* PROBLEM STATEMENT:
From the entries below, pull out each line where "this" appears.

*** SUPPLIED MATERIAL

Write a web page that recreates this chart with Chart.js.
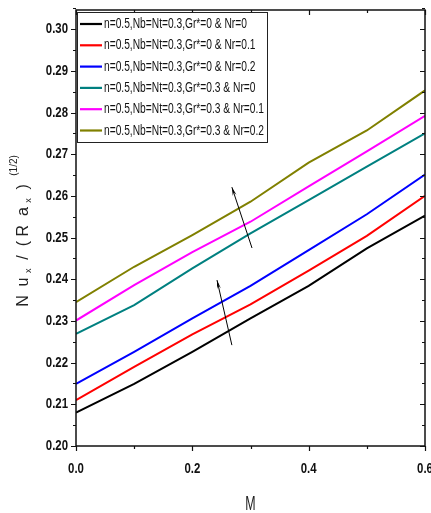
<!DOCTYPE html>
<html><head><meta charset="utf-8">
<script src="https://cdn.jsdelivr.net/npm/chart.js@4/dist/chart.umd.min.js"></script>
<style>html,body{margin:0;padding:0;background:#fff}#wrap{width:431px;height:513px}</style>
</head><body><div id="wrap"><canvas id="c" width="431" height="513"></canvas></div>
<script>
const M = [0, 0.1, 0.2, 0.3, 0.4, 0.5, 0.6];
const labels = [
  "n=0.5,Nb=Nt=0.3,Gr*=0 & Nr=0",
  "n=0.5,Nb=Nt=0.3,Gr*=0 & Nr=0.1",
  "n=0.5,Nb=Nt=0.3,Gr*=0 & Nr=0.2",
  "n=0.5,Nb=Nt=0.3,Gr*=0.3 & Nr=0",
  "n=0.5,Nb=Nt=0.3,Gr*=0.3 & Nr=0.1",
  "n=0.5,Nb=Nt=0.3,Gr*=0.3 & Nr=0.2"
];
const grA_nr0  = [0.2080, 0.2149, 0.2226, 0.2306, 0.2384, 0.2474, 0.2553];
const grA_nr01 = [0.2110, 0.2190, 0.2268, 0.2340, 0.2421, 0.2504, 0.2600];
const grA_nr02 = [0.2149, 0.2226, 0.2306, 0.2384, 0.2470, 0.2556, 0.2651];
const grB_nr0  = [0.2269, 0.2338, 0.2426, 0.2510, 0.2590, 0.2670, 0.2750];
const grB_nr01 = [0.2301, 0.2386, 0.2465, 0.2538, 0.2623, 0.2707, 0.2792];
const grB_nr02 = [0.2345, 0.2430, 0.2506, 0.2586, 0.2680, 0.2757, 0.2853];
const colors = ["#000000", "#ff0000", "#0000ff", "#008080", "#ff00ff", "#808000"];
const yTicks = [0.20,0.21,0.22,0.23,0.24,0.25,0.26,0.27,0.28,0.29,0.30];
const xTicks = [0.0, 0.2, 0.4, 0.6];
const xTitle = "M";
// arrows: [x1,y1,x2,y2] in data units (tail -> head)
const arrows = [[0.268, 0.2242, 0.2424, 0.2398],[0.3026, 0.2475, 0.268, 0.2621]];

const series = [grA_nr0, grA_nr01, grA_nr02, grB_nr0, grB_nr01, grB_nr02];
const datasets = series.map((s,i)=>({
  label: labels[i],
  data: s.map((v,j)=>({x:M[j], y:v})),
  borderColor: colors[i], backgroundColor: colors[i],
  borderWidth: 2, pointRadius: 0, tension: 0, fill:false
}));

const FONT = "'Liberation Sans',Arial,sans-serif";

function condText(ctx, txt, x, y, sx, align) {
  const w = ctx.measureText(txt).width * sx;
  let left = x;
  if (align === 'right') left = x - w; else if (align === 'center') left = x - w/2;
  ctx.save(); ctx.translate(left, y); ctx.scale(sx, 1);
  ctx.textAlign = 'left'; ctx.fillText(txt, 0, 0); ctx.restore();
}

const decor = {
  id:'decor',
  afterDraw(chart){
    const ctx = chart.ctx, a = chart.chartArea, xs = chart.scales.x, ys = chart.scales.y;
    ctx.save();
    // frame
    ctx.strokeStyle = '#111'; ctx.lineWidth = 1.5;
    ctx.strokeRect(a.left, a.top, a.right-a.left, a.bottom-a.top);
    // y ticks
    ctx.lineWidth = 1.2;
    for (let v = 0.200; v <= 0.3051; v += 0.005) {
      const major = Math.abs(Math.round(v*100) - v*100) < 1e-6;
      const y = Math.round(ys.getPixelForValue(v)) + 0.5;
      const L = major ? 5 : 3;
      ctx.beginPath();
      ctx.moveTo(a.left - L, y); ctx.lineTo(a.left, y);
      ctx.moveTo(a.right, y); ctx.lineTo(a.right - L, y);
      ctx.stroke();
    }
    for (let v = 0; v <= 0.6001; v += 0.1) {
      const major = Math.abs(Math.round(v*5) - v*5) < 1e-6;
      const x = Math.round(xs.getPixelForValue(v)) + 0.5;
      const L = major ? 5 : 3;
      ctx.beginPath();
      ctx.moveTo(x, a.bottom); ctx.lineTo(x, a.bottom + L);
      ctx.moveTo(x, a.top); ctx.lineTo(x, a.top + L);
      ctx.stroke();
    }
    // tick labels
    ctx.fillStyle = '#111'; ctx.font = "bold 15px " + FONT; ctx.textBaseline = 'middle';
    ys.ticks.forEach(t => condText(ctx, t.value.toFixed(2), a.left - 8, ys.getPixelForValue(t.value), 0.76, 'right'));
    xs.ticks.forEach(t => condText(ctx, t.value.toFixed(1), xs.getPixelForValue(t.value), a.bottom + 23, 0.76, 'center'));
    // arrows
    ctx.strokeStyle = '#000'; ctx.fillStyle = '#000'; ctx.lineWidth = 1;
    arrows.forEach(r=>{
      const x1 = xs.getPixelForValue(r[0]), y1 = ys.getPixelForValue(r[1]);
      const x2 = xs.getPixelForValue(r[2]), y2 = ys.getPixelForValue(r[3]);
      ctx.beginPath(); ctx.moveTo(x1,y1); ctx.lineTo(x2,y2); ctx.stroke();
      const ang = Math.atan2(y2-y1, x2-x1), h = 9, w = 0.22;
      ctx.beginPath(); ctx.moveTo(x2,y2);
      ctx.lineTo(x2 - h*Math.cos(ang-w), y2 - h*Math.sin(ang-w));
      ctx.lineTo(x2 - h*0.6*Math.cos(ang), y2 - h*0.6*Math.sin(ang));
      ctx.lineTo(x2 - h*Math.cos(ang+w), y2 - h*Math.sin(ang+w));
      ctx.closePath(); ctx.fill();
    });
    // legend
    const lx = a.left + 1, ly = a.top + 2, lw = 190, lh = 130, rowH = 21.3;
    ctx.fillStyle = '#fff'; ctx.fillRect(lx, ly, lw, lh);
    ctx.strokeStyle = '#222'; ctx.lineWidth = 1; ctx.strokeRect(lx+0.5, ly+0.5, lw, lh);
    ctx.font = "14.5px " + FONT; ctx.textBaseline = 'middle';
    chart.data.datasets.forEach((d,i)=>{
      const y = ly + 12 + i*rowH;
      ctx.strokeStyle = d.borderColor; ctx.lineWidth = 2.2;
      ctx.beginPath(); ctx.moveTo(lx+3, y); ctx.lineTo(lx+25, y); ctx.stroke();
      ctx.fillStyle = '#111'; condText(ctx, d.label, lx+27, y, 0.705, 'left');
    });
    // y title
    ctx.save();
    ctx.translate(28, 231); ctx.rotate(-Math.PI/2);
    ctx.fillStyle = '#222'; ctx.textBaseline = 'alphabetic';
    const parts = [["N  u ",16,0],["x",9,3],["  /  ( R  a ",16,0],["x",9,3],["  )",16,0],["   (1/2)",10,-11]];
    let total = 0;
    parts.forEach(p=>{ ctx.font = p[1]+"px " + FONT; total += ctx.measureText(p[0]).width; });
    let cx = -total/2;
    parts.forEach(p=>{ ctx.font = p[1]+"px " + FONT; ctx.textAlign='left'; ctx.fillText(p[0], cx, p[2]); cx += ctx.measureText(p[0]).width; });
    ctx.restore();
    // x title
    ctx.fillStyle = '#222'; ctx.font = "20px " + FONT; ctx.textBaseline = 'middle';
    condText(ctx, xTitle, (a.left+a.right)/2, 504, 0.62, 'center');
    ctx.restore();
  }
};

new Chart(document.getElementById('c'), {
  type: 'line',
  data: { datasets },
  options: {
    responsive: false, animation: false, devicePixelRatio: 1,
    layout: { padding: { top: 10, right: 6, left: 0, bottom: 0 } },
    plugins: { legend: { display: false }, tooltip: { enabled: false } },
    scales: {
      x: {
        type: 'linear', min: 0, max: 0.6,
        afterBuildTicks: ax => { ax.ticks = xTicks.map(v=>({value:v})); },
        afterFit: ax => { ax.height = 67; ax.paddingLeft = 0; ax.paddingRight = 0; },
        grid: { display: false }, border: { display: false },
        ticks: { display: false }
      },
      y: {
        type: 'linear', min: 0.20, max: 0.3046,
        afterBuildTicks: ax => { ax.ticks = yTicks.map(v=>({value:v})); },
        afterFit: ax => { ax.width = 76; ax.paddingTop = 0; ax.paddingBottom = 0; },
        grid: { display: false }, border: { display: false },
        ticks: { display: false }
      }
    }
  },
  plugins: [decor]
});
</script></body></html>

******
*** SUPPLIED MATERIAL

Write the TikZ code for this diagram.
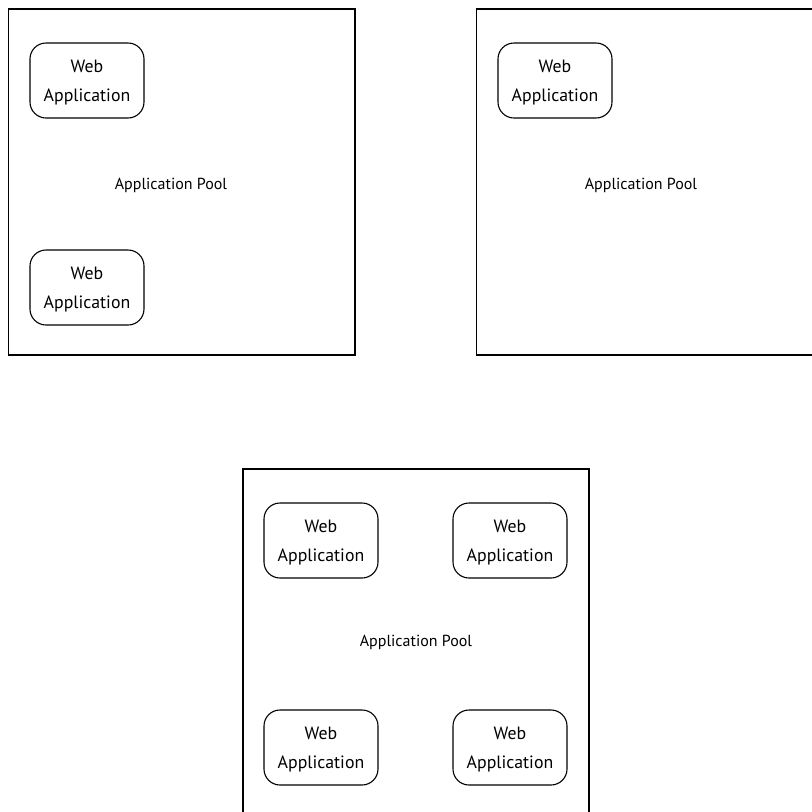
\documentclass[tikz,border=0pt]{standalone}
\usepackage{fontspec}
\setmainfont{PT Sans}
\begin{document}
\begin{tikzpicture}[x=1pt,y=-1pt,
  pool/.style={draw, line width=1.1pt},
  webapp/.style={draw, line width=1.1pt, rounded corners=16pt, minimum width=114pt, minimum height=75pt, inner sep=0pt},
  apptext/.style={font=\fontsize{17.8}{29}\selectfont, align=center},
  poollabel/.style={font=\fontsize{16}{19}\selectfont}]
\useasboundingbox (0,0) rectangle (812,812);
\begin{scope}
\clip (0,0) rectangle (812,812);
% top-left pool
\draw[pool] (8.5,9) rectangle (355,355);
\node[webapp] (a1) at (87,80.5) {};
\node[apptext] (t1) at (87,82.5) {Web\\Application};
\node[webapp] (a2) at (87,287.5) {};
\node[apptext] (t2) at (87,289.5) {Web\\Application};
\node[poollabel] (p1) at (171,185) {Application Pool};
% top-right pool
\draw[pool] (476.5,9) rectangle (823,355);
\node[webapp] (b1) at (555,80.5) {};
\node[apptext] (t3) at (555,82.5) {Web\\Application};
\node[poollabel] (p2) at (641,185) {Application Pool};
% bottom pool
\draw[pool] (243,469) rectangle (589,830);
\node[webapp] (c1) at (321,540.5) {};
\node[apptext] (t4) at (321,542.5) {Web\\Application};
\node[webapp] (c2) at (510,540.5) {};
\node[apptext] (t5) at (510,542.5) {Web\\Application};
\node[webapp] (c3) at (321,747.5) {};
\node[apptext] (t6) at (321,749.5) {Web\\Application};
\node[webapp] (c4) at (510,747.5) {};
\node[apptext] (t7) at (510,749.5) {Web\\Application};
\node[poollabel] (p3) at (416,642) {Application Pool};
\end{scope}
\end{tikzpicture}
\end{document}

******
*** SUPPLIED MATERIAL

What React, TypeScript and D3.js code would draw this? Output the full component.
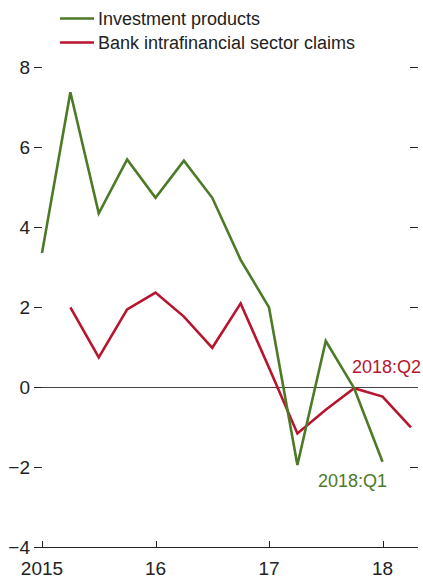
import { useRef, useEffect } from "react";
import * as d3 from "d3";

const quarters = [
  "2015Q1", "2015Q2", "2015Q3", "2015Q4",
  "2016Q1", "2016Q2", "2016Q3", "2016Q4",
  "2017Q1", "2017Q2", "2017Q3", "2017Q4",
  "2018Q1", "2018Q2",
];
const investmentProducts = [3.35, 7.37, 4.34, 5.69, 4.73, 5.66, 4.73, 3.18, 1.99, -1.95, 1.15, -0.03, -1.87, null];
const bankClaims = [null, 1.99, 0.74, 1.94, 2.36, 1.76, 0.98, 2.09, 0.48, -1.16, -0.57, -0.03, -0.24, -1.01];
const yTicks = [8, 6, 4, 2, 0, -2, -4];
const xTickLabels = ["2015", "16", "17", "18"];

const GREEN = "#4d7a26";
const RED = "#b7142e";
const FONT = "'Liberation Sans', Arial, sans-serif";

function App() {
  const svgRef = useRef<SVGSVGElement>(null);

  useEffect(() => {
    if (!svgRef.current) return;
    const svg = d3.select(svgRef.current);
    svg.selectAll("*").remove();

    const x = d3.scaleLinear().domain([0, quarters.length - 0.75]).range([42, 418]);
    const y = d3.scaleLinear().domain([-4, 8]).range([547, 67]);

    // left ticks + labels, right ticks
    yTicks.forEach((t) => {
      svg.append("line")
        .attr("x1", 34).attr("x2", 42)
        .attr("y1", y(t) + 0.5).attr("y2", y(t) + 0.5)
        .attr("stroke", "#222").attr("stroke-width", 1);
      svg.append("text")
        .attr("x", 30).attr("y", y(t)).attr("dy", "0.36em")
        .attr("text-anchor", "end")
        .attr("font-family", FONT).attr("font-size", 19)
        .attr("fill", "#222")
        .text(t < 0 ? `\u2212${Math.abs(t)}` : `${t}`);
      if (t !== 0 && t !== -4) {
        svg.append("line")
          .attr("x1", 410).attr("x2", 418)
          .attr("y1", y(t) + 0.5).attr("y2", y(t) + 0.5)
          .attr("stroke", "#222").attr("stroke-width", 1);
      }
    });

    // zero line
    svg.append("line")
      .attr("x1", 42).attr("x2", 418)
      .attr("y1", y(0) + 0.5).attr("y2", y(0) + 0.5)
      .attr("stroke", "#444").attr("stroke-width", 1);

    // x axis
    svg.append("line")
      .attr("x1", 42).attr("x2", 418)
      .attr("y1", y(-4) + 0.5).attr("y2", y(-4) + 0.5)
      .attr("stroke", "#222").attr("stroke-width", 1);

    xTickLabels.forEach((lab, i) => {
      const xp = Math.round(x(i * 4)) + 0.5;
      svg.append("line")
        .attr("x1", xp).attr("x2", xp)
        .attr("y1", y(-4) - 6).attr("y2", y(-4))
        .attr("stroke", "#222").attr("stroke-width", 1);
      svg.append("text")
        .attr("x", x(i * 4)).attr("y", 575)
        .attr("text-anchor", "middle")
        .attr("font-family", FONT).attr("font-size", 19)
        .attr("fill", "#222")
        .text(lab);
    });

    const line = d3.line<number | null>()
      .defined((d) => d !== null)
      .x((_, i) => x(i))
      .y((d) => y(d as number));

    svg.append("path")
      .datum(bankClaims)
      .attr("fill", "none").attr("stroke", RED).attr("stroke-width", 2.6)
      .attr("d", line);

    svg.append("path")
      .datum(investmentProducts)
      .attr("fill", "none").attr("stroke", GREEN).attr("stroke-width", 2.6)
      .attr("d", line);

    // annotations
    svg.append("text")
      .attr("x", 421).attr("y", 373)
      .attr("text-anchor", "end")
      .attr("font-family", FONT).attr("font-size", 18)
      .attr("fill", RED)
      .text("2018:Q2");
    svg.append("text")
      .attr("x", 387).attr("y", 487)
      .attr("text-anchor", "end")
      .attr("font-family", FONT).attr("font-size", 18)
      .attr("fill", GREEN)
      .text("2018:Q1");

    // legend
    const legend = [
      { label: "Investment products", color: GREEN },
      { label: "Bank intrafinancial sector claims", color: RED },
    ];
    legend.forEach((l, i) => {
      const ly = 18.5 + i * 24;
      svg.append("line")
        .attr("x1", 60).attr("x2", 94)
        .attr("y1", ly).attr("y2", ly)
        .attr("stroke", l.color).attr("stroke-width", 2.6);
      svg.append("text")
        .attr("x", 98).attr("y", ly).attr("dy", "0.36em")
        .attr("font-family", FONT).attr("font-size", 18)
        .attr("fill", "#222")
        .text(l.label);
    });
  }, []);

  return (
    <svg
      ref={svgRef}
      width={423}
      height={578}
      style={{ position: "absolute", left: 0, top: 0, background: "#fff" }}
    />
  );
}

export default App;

******

* EXERCISE ANSWER:
Write a web page that recreates this chart with Chart.js.
Write the TikZ code for this diagram.
What React, TypeScript and D3.js code would draw this? Output the full component.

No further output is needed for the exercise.